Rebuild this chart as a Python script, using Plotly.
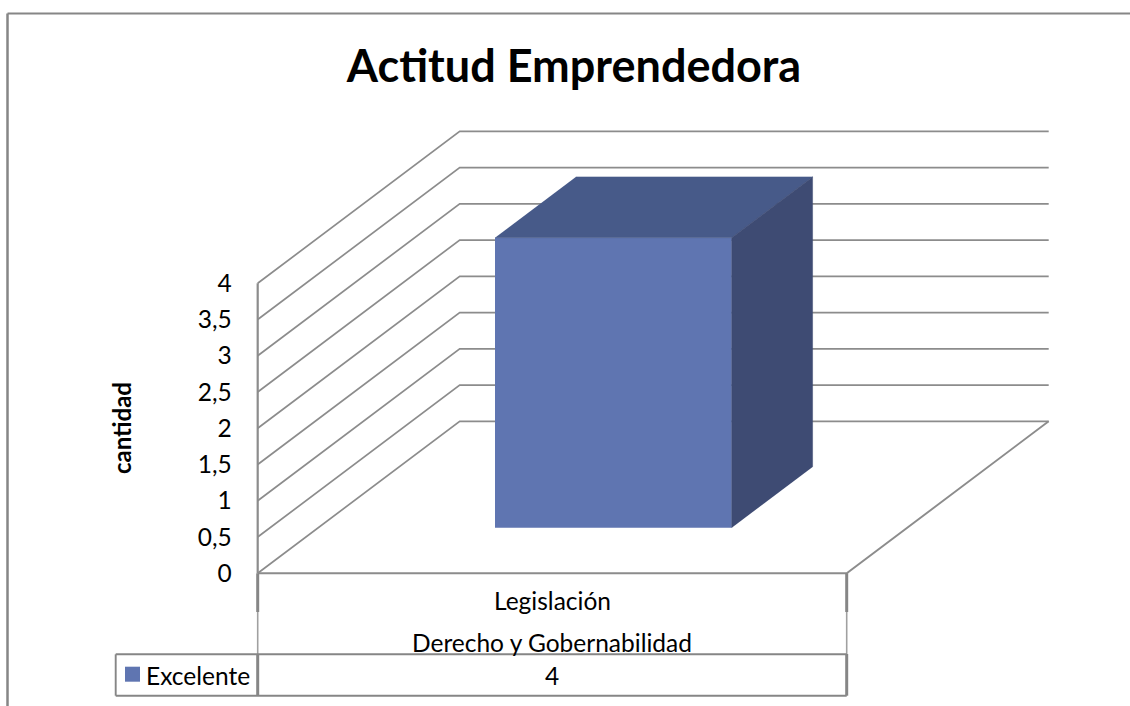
import plotly.graph_objects as go

# data
categories = ["Legislación"]
groups = ["Derecho y Gobernabilidad"]
series_name = "Excelente"
values = [4]
tick_values = [0, 0.5, 1, 1.5, 2, 2.5, 3, 3.5, 4]
tick_labels = ["0", "0,5", "1", "1,5", "2", "2,5", "3", "3,5", "4"]

W, H = 1130, 706
FONT = "Lato"
GRID = "#8c8c8c"
EDGE = "#868686"
FRONT = "#5f75b1"
TOP = "#475a89"
SIDE = "#3e4b73"

# fake 3d: x runs 0..1 over the front of the floor, y is in value units
X0, X1 = 257.7, 846.7
Y0, PX_PER_UNIT = 573.3, 72.5
DEPTH_X = 202 / (X1 - X0)
DEPTH_Y = 152 / PX_PER_UNIT
BAR_LEFT, BAR_RIGHT = 0.3, 0.702
BAR_FRONT, BAR_BACK = 0.3, 0.7


def project(x, v, d):
    """Category position, value and depth to the axes of the flat plot."""
    return x + d * DEPTH_X, v + d * DEPTH_Y


def poly(points):
    xs, ys = zip(*[project(*p) for p in points])
    return list(xs), list(ys)


def wall_line(points, width=1.7):
    # shapes, because plotly always draws bars under scatter traces
    xs, ys = poly(points)
    path = " ".join(("M" if i == 0 else "L") + f" {x} {y}" for i, (x, y) in enumerate(zip(xs, ys)))
    return dict(type="path", path=path, xref="x", yref="y", layer="below",
                line=dict(color=GRID, width=width))


def face_trace(points, color):
    xs, ys = poly(points)
    return go.Scatter(x=xs, y=ys, mode="lines", fill="toself", fillcolor=color,
                      line=dict(color=color, width=0.5), hoverinfo="skip", showlegend=False)


fig = go.Figure()

# the bar
for val in values:
    front_x, front_base = project((BAR_LEFT + BAR_RIGHT) / 2, 0, BAR_FRONT)
    fig.add_trace(go.Bar(x=[front_x], y=[val], base=[front_base],
                         width=[BAR_RIGHT - BAR_LEFT], name=series_name,
                         marker=dict(color=FRONT, line=dict(width=0)), showlegend=False))
    fig.add_trace(face_trace([(BAR_LEFT, val, BAR_FRONT), (BAR_RIGHT, val, BAR_FRONT),
                              (BAR_RIGHT, val, BAR_BACK), (BAR_LEFT, val, BAR_BACK)], TOP))
    fig.add_trace(face_trace([(BAR_RIGHT, 0, BAR_FRONT), (BAR_RIGHT, val, BAR_FRONT),
                              (BAR_RIGHT, val, BAR_BACK), (BAR_RIGHT, 0, BAR_BACK)], SIDE))


def seg(x0, y0, x1, y1, width=1.5, color=EDGE):
    return dict(type="line", xref="paper", yref="paper", x0=x0 / W, x1=x1 / W,
                y0=1 - y0 / H, y1=1 - y1 / H, line=dict(color=color, width=width))


# walls and floor
shapes = [wall_line([(0, v, 0), (0, v, 1), (1, v, 1)]) for v in tick_values]
shapes += [
    wall_line([(0, tick_values[0], 0), (0, tick_values[-1], 0)], 2.2),
    wall_line([(1, 0, 1), (1, 0, 0), (0, 0, 0)], 1.9),
    # chart frame
    seg(7.5, 13.5, W, 13.5, 2.2),
    seg(7.5, 13.5, 7.5, H, 2.5),
    # data table
    seg(X0, 573.3, X0, 612, 3),
    seg(X0, 612, X0, 654, 1.6, "#a0a0a0"),
    seg(X0, 654, X0, 695.7, 3),
    seg(X1, 573.3, X1, 612, 3),
    seg(X1, 612, X1, 654, 1.6, "#a0a0a0"),
    seg(X1, 654, X1, 695.7, 3),
    seg(115.7, 654.3, X1, 654.3, 1.9),
    seg(115.7, 695.7, X1, 695.7, 1.9),
    seg(115.7, 654.3, 115.7, 695.7, 1.9),
    # legend key
    dict(type="rect", xref="paper", yref="paper", x0=125 / W, x1=140 / W,
         y0=1 - 681.7 / H, y1=1 - 666.7 / H, fillcolor=FRONT, line=dict(width=0)),
]


def label(text, px, py, size=24.5, **kw):
    return dict(text=text, xref="paper", yref="paper", x=px / W, y=1 - py / H,
                xanchor="center", yanchor="middle", showarrow=False,
                font=dict(family=FONT, size=size, color="black"), **kw)


annotations = [
    label(categories[0], 552, 600),
    label(groups[0], 552, 642),
    label(str(values[0]), 552, 675),
    label(series_name, 198, 675),
    label("<b>cantidad</b>", 121, 428, size=24, textangle=-90),
]

fig.update_layout(
    width=W, height=H, autosize=False,
    margin=dict(l=0, r=0, t=0, b=0),
    paper_bgcolor="white", plot_bgcolor="white",
    showlegend=False,
    title=dict(text="<b>Actitud Emprendedora</b>", x=574 / W, y=1 - 66 / H,
               xanchor="center", yanchor="middle", xref="paper", yref="paper",
               font=dict(family=FONT, size=45, color="black")),
    shapes=shapes, annotations=annotations,
    xaxis=dict(range=[-X0 / (X1 - X0), (W - X0) / (X1 - X0)], visible=False, fixedrange=True),
    yaxis=dict(range=[(Y0 - H) / PX_PER_UNIT, Y0 / PX_PER_UNIT], anchor="free",
               position=X0 / W, side="left", showgrid=False, zeroline=False, showline=False,
               tickmode="array", tickvals=tick_values, ticktext=tick_labels,
               ticks="outside", ticklen=21, tickcolor="rgba(0,0,0,0)",
               tickfont=dict(family=FONT, size=24.5, color="black"), fixedrange=True),
)

# the page's default body margin would push the chart 8px in
fig.write_html("out.html", config=dict(displayModeBar=False),
               post_script="document.body.style.margin='0';document.body.style.overflow='hidden';")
* * * * * * *
## Required task
Replicate the material above verbatim; images stay out of the copy.

## Complete answer
Rebuild this chart as a Python script, using Plotly.
import plotly.graph_objects as go

# data
categories = ["Legislación"]
groups = ["Derecho y Gobernabilidad"]
series_name = "Excelente"
values = [4]
tick_values = [0, 0.5, 1, 1.5, 2, 2.5, 3, 3.5, 4]
tick_labels = ["0", "0,5", "1", "1,5", "2", "2,5", "3", "3,5", "4"]

W, H = 1130, 706
FONT = "Lato"
GRID = "#8c8c8c"
EDGE = "#868686"
FRONT = "#5f75b1"
TOP = "#475a89"
SIDE = "#3e4b73"

# fake 3d: x runs 0..1 over the front of the floor, y is in value units
X0, X1 = 257.7, 846.7
Y0, PX_PER_UNIT = 573.3, 72.5
DEPTH_X = 202 / (X1 - X0)
DEPTH_Y = 152 / PX_PER_UNIT
BAR_LEFT, BAR_RIGHT = 0.3, 0.702
BAR_FRONT, BAR_BACK = 0.3, 0.7


def project(x, v, d):
    """Category position, value and depth to the axes of the flat plot."""
    return x + d * DEPTH_X, v + d * DEPTH_Y


def poly(points):
    xs, ys = zip(*[project(*p) for p in points])
    return list(xs), list(ys)


def wall_line(points, width=1.7):
    # shapes, because plotly always draws bars under scatter traces
    xs, ys = poly(points)
    path = " ".join(("M" if i == 0 else "L") + f" {x} {y}" for i, (x, y) in enumerate(zip(xs, ys)))
    return dict(type="path", path=path, xref="x", yref="y", layer="below",
                line=dict(color=GRID, width=width))


def face_trace(points, color):
    xs, ys = poly(points)
    return go.Scatter(x=xs, y=ys, mode="lines", fill="toself", fillcolor=color,
                      line=dict(color=color, width=0.5), hoverinfo="skip", showlegend=False)


fig = go.Figure()

# the bar
for val in values:
    front_x, front_base = project((BAR_LEFT + BAR_RIGHT) / 2, 0, BAR_FRONT)
    fig.add_trace(go.Bar(x=[front_x], y=[val], base=[front_base],
                         width=[BAR_RIGHT - BAR_LEFT], name=series_name,
                         marker=dict(color=FRONT, line=dict(width=0)), showlegend=False))
    fig.add_trace(face_trace([(BAR_LEFT, val, BAR_FRONT), (BAR_RIGHT, val, BAR_FRONT),
                              (BAR_RIGHT, val, BAR_BACK), (BAR_LEFT, val, BAR_BACK)], TOP))
    fig.add_trace(face_trace([(BAR_RIGHT, 0, BAR_FRONT), (BAR_RIGHT, val, BAR_FRONT),
                              (BAR_RIGHT, val, BAR_BACK), (BAR_RIGHT, 0, BAR_BACK)], SIDE))


def seg(x0, y0, x1, y1, width=1.5, color=EDGE):
    return dict(type="line", xref="paper", yref="paper", x0=x0 / W, x1=x1 / W,
                y0=1 - y0 / H, y1=1 - y1 / H, line=dict(color=color, width=width))


# walls and floor
shapes = [wall_line([(0, v, 0), (0, v, 1), (1, v, 1)]) for v in tick_values]
shapes += [
    wall_line([(0, tick_values[0], 0), (0, tick_values[-1], 0)], 2.2),
    wall_line([(1, 0, 1), (1, 0, 0), (0, 0, 0)], 1.9),
    # chart frame
    seg(7.5, 13.5, W, 13.5, 2.2),
    seg(7.5, 13.5, 7.5, H, 2.5),
    # data table
    seg(X0, 573.3, X0, 612, 3),
    seg(X0, 612, X0, 654, 1.6, "#a0a0a0"),
    seg(X0, 654, X0, 695.7, 3),
    seg(X1, 573.3, X1, 612, 3),
    seg(X1, 612, X1, 654, 1.6, "#a0a0a0"),
    seg(X1, 654, X1, 695.7, 3),
    seg(115.7, 654.3, X1, 654.3, 1.9),
    seg(115.7, 695.7, X1, 695.7, 1.9),
    seg(115.7, 654.3, 115.7, 695.7, 1.9),
    # legend key
    dict(type="rect", xref="paper", yref="paper", x0=125 / W, x1=140 / W,
         y0=1 - 681.7 / H, y1=1 - 666.7 / H, fillcolor=FRONT, line=dict(width=0)),
]


def label(text, px, py, size=24.5, **kw):
    return dict(text=text, xref="paper", yref="paper", x=px / W, y=1 - py / H,
                xanchor="center", yanchor="middle", showarrow=False,
                font=dict(family=FONT, size=size, color="black"), **kw)


annotations = [
    label(categories[0], 552, 600),
    label(groups[0], 552, 642),
    label(str(values[0]), 552, 675),
    label(series_name, 198, 675),
    label("<b>cantidad</b>", 121, 428, size=24, textangle=-90),
]

fig.update_layout(
    width=W, height=H, autosize=False,
    margin=dict(l=0, r=0, t=0, b=0),
    paper_bgcolor="white", plot_bgcolor="white",
    showlegend=False,
    title=dict(text="<b>Actitud Emprendedora</b>", x=574 / W, y=1 - 66 / H,
               xanchor="center", yanchor="middle", xref="paper", yref="paper",
               font=dict(family=FONT, size=45, color="black")),
    shapes=shapes, annotations=annotations,
    xaxis=dict(range=[-X0 / (X1 - X0), (W - X0) / (X1 - X0)], visible=False, fixedrange=True),
    yaxis=dict(range=[(Y0 - H) / PX_PER_UNIT, Y0 / PX_PER_UNIT], anchor="free",
               position=X0 / W, side="left", showgrid=False, zeroline=False, showline=False,
               tickmode="array", tickvals=tick_values, ticktext=tick_labels,
               ticks="outside", ticklen=21, tickcolor="rgba(0,0,0,0)",
               tickfont=dict(family=FONT, size=24.5, color="black"), fixedrange=True),
)

# the page's default body margin would push the chart 8px in
fig.write_html("out.html", config=dict(displayModeBar=False),
               post_script="document.body.style.margin='0';document.body.style.overflow='hidden';")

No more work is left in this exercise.